The first thing you will have to consider is the diet.
Diet in itself is very complex and challenging to follow, even for us human beings. It is the same case when you own a turtle.
Turtles are fascinating creatures, and all they care about is food and their survival. It is, therefore, up to us to provide the food for them when they are in our custody.
For the turtles to remain healthy, they need different means, which will provide different nutrients.
Since they cannot go out of their tanks to look for food on their own, it is up to us to decide some of the best foods and varieties to give them.
In this guide, we shall be looking at some of the best turtle foods and foods for baby turtles.
You will also learn why these foods are considered the best.
If you want to keep the cage cleaning minimal (always smart) a the recommended turtle feeding technique is to move your turtle to a smaller water filled container. This makes it easy to clean since you can just dump the water after the turtle has eaten. To minimize temperature shock it would be a good idea to pull the water from the habitat.
But, the easiest way to feed an aquatic turtle is to just drop the food into the water in their habitat. However, that usually means you will need to clean the food waste from the tank more often to prevent algae and mold growth. A good filter will help with that though, so make sure you are confident in your filter before feeding in the tank.
Once a turtle hits the age of about 18 months old you should start phasing down the amount of protein you’re feeding them. At this point a healthy diet should be 50-60% leafy greens and some fruit.
Adult turtles still need protein, however by this age their shell is mostly grown and so too much protein can actually be detrimental. Too little leafy greens and too much protein can lead to pyramidding and eventually debilitating deformity. A healthy mix is 50-70% leafy greens and the rest a protein source.

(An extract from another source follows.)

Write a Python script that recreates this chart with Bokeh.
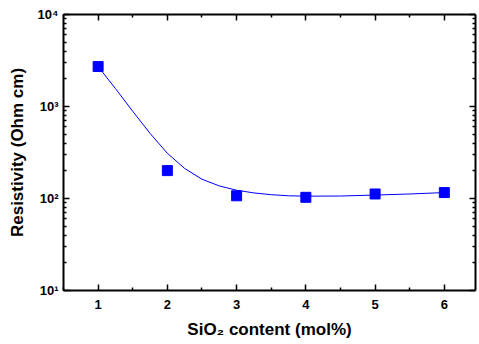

I’m of the mind that a turtle’s diet ought to match as closely as possible to what they would eat in the wild. However, it’s tricky to maintain a proper balance of vitamins and can be a pain to ensure you always have enough veggies for your turtle. That’s why commercial pellets were invented. They greatly simplify the feeding process. You can mix in pellets, but I would not recommend making pellets more than 50% of your turtle’s diet.

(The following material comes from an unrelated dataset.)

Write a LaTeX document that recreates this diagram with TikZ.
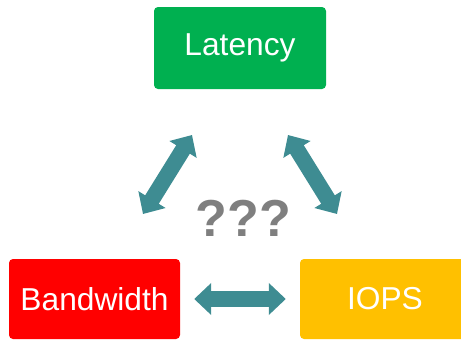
\documentclass[tikz,border=0pt]{standalone}
\usepackage{fontspec}
\setmainfont{Liberation Sans}
\usetikzlibrary{arrows.meta}
\definecolor{lat}{HTML}{00B050}
\definecolor{bw}{HTML}{FF0000}
\definecolor{iops}{HTML}{FFC000}
\definecolor{teal}{HTML}{3E8C92}
\definecolor{qgray}{HTML}{7F7F7F}
\tikzset{
  box/.style={rounded corners=4pt, text=white, inner sep=0pt, font=\fontsize{31.7}{36}\selectfont},
  link/.style={teal, line width=16pt, {Triangle[width=31pt,length=17pt]}-{Triangle[width=31pt,length=17pt]}}
}
\begin{document}
\begin{tikzpicture}[x=1pt,y=-1pt]
\clip (0,0) rectangle (461,340);
\useasboundingbox (0,0) rectangle (461,340);
\node[box, fill=lat, minimum width=172pt, minimum height=82pt] (latency) at (240,48) {Latency};
\node[box, fill=bw, minimum width=171pt, minimum height=80pt] (bandwidth) at (94.5,299) {Bandwidth};
\node[box, fill=iops, minimum width=170pt, minimum height=80pt] (iops) at (385,299) {IOPS};
\coordinate (l1) at (143,214);
\coordinate (l2) at (192,135);
\coordinate (r1) at (288,135);
\coordinate (r2) at (337,214);
\draw[link] (l1) -- (l2);
\draw[link] (r1) -- (r2);
\draw[link, shorten <=14pt, shorten >=14pt] (bandwidth.east) -- (iops.west);
\node[text=qgray, font=\fontsize{52}{60}\selectfont\bfseries] (q) at (243.5,218) {???};
\end{tikzpicture}
\end{document}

Not all pellets are created equal. Some are well balanced nutritionally and others (most) are lacking.
Our Red-eared Slider was showing some early signs of pyramidding so we took him in to see the vet. We asked the vet about the pellets we were using as his primary food. These major brand turtle food pellets exclaimed how complete the nutrition was all over label. The vet said that these pellets were definitely the cause of the pyramidding. She even went on to say that none of the pellets you can buy in most pet stores really offer enough nutrients to be a primary food source. Despite the containers saying explicitly that it is designed to be used as a primary food, it is not!